> _RECORDS FOR PROCESSING_:

::::::

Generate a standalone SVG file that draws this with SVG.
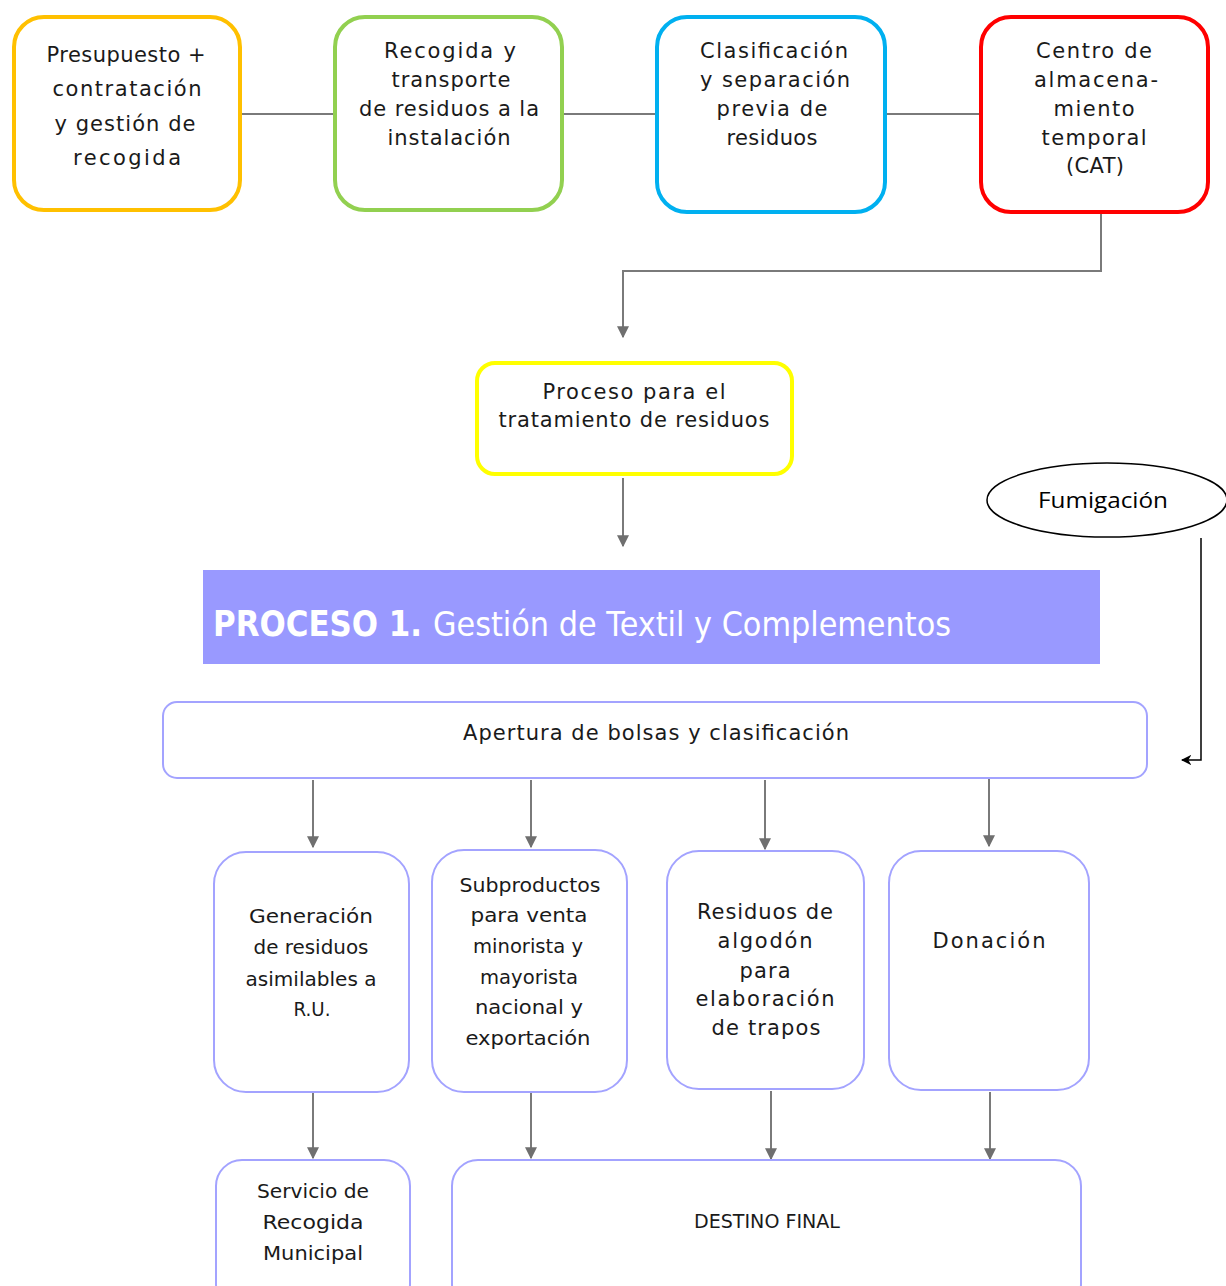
<svg xmlns="http://www.w3.org/2000/svg" width="1226" height="1286" viewBox="0 0 1226 1286">
<defs>
<marker id="ag" viewBox="0 0 10 10" refX="9" refY="5" markerWidth="6" markerHeight="6" markerUnits="strokeWidth" orient="auto"><path d="M0,0 L10,5 L0,10 z" fill="#6f6f6f"/></marker>
<marker id="ab" viewBox="0 0 10 10" refX="9" refY="5" markerWidth="7" markerHeight="7" markerUnits="strokeWidth" orient="auto"><path d="M0,0 L10,5 L0,10 L3,5 z" fill="#000"/></marker>
<style>
.t{font-family:"DejaVu Sans","Liberation Sans",sans-serif;font-size:21px;fill:#1a1a1a;text-anchor:middle}
.m{font-family:"DejaVu Sans","Liberation Sans",sans-serif;font-size:20px;fill:#1a1a1a;text-anchor:middle}
.top{fill:#fff;stroke-width:4}
.pb{fill:#fff;stroke:#a3a3ff;stroke-width:2}
.c{fill:none;stroke:#7a7a7a;stroke-width:2}
</style>
</defs>
<rect width="1226" height="1286" fill="#fff"/>
<g id="connectors">
<line class="c" x1="240" y1="114" x2="335" y2="114"/>
<line class="c" x1="562" y1="114" x2="657" y2="114"/>
<line class="c" x1="885" y1="114" x2="981" y2="114"/>
<polyline class="c" points="1101,213 1101,271 623,271 623,337" marker-end="url(#ag)"/>
<line class="c" x1="623" y1="478" x2="623" y2="546" marker-end="url(#ag)"/>
<line class="c" x1="313" y1="780" x2="313" y2="847" marker-end="url(#ag)"/>
<line class="c" x1="531" y1="780" x2="531" y2="847" marker-end="url(#ag)"/>
<line class="c" x1="765" y1="780" x2="765" y2="849" marker-end="url(#ag)"/>
<line class="c" x1="989" y1="778" x2="989" y2="846" marker-end="url(#ag)"/>
<line class="c" x1="313" y1="1092" x2="313" y2="1158" marker-end="url(#ag)"/>
<line class="c" x1="531" y1="1092" x2="531" y2="1158" marker-end="url(#ag)"/>
<line class="c" x1="771" y1="1091" x2="771" y2="1159" marker-end="url(#ag)"/>
<line class="c" x1="990" y1="1092" x2="990" y2="1159" marker-end="url(#ag)"/>
<polyline points="1201,538 1201,760 1182,760" fill="none" stroke="#000" stroke-width="1.5" marker-end="url(#ab)"/>
</g>
<g id="n1">
<rect class="top" x="14" y="17" width="226" height="193" rx="30" stroke="#ffc000"/>
<text class="t" x="126" y="62" textLength="159">Presupuesto +</text>
<text class="t" x="127" y="96" textLength="149">contratación</text>
<text class="t" x="125" y="131" textLength="141">y gestión de</text>
<text class="t" x="127" y="165" textLength="108">recogida</text>
</g>
<g id="n2">
<rect class="top" x="335" y="17" width="227" height="193" rx="30" stroke="#92d050"/>
<text class="t" x="450" y="58" textLength="132">Recogida y</text>
<text class="t" x="451" y="87" textLength="119">transporte</text>
<text class="t" x="449" y="116" textLength="180">de residuos a la</text>
<text class="t" x="449" y="145" textLength="123">instalación</text>
</g>
<g id="n3">
<rect class="top" x="657" y="17" width="228" height="195" rx="30" stroke="#00b0f0"/>
<text class="t" x="774" y="58" textLength="148">Clasificación</text>
<text class="t" x="775" y="87" textLength="150">y separación</text>
<text class="t" x="772" y="116" textLength="111">previa de</text>
<text class="t" x="772" y="145" textLength="91">residuos</text>
</g>
<g id="n4">
<rect class="top" x="981" y="17" width="227" height="195" rx="30" stroke="#ff0000"/>
<text class="t" x="1094" y="58" textLength="116">Centro de</text>
<text class="t" x="1096" y="87" textLength="124">almacena-</text>
<text class="t" x="1094" y="116" textLength="81">miento</text>
<text class="t" x="1094" y="145" textLength="105">temporal</text>
<text class="t" x="1095" y="173" textLength="58">(CAT)</text>
</g>
<g id="n5">
<rect class="top" x="477" y="363" width="315" height="111" rx="18" stroke="#ffff00"/>
<text class="t" x="634" y="399" textLength="183">Proceso para el</text>
<text class="t" x="634" y="427" textLength="271">tratamiento de residuos</text>
</g>
<g id="banner">
<rect x="203" y="570" width="897" height="94" fill="#9999ff"/>
<text x="213" y="636" font-family="DejaVu Sans,Liberation Sans,sans-serif" font-size="36" font-weight="bold" fill="#fff" textLength="209" lengthAdjust="spacingAndGlyphs">PROCESO 1.</text>
<text x="433" y="636" font-family="DejaVu Sans,Liberation Sans,sans-serif" font-size="34" fill="#fff" textLength="518" lengthAdjust="spacingAndGlyphs">Gestión de Textil y Complementos</text>
</g>
<g id="fumigacion">
<ellipse cx="1107" cy="500" rx="120" ry="37" fill="#fff" stroke="#000" stroke-width="1.5"/>
<text x="1103" y="508" font-family="Open Sans,Liberation Sans,sans-serif" font-size="22" fill="#000" text-anchor="middle" textLength="130" lengthAdjust="spacingAndGlyphs">Fumigación</text>
</g>
<g id="apertura">
<rect class="pb" x="163" y="702" width="984" height="76" rx="14"/>
<text class="t" x="656" y="740" textLength="386">Apertura de bolsas y clasificación</text>
</g>
<g id="m1">
<rect class="pb" x="214" y="852" width="195" height="240" rx="32"/>
<text class="m" x="311" y="923" textLength="124" lengthAdjust="spacingAndGlyphs">Generación</text>
<text class="m" x="311" y="954" textLength="115" lengthAdjust="spacingAndGlyphs">de residuos</text>
<text class="m" x="311" y="986" textLength="131" lengthAdjust="spacingAndGlyphs">asimilables a</text>
<text class="m" x="312" y="1016" textLength="37" lengthAdjust="spacingAndGlyphs">R.U.</text>
</g>
<g id="m2">
<rect class="pb" x="432" y="850" width="195" height="242" rx="32"/>
<text class="m" x="530" y="892" textLength="141" lengthAdjust="spacingAndGlyphs">Subproductos</text>
<text class="m" x="529" y="922" textLength="117" lengthAdjust="spacingAndGlyphs">para venta</text>
<text class="m" x="528" y="953" textLength="110" lengthAdjust="spacingAndGlyphs">minorista y</text>
<text class="m" x="529" y="984" textLength="98" lengthAdjust="spacingAndGlyphs">mayorista</text>
<text class="m" x="529" y="1014" textLength="108" lengthAdjust="spacingAndGlyphs">nacional y</text>
<text class="m" x="528" y="1045" textLength="125" lengthAdjust="spacingAndGlyphs">exportación</text>
</g>
<g id="m3">
<rect class="pb" x="667" y="851" width="197" height="238" rx="32"/>
<text class="t" x="765" y="919" textLength="136">Residuos de</text>
<text class="t" x="765" y="948" textLength="95">algodón</text>
<text class="t" x="765" y="978" textLength="51">para</text>
<text class="t" x="765" y="1006" textLength="139">elaboración</text>
<text class="t" x="766" y="1035" textLength="109">de trapos</text>
</g>
<g id="m4">
<rect class="pb" x="889" y="851" width="200" height="239" rx="32"/>
<text class="t" x="989" y="948" textLength="113">Donación</text>
</g>
<g id="b1">
<rect class="pb" x="216" y="1160" width="194" height="150" rx="26"/>
<text class="m" x="313" y="1198" textLength="112" lengthAdjust="spacingAndGlyphs">Servicio de</text>
<text class="m" x="313" y="1229" textLength="101" lengthAdjust="spacingAndGlyphs">Recogida</text>
<text class="m" x="313" y="1260" textLength="100" lengthAdjust="spacingAndGlyphs">Municipal</text>
</g>
<g id="b2">
<rect class="pb" x="452" y="1160" width="629" height="150" rx="26"/>
<text class="m" x="767" y="1228" textLength="146" lengthAdjust="spacingAndGlyphs">DESTINO FINAL</text>
</g>
</svg>
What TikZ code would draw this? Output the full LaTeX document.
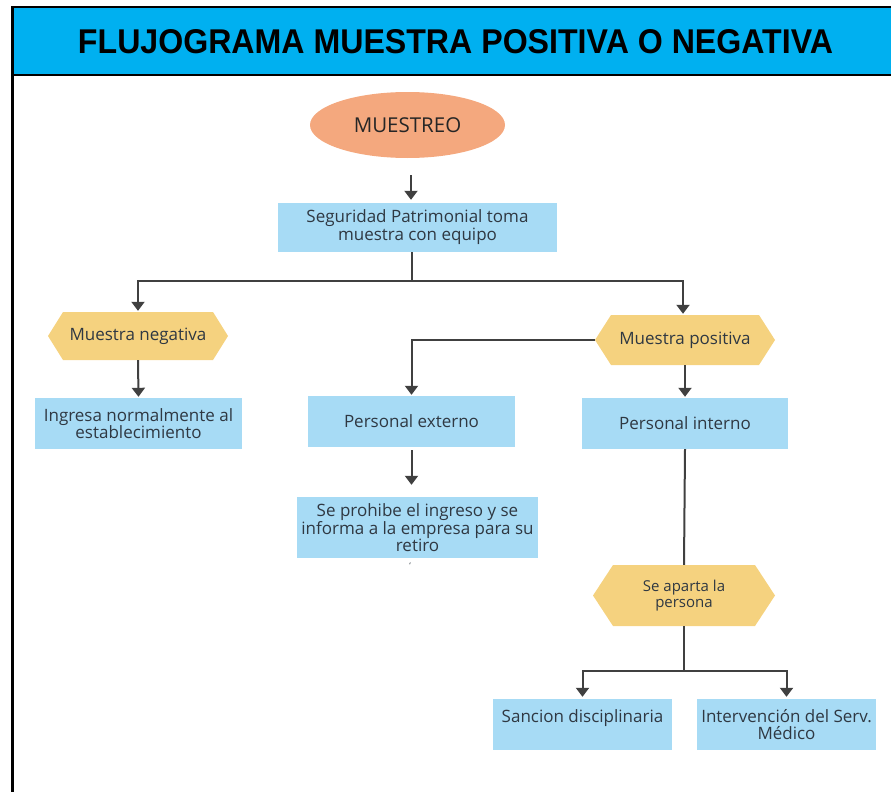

::::::

> _WRITTEN REQUEST_: Give the count of lines in the records that contain "this", and no other text.

> _SOLUTION_: 2